The shelter would be at least be partially staffed by sex trafficking survivors since girls are most likely to recover with help from “someone who’s actually been in their stilettos,” says Dooley.
“When you get the help that you need, you start to see that possibilities are endless,” says Jeri Sundvall-Williams, a local activist who once walked the streets, adding that most of her survivor friends have gone onto careers in community organizing or social work.
In Portland, the anti-domestic minor sex trafficking movement is gaining momentum, with government, non-profit organizations and faith-based groups working in tandem to solve a problem plaguing this city.

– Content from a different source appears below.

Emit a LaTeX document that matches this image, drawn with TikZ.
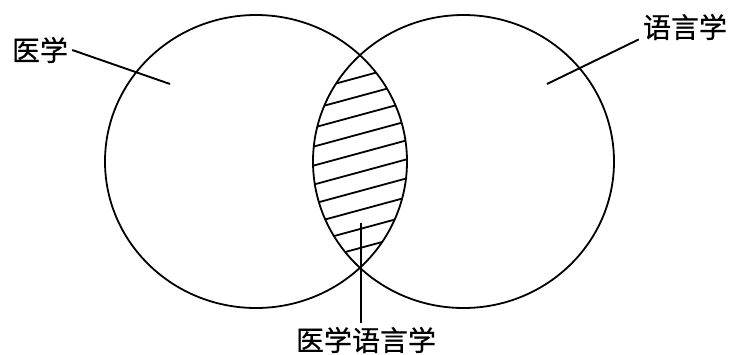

“The challenge is making sure it’s not like herding cats, because there are so many organizations that want to do something,” says Saltzman.
“It’s not okay for anybody to turn their backs on children who are being sold on the streets,” says Fritz, whose zeal is partly due to the “daily issues of gender bias” that she says she confronts as only the seventh woman to serve on Portland’s City Council in 150 years.
Saltzman, too, has a personal connection to this issue. Glancing at one of many pictures of his daughter throughout his office, he imagines the terror he might feel if own daughter were trafficked.
Then the usually soft-spoken commissioner raises his voice.
“It’s something that we have to face up to,” he says. “There’s too many young girls whose futures are being sacrificed by our ignorance.”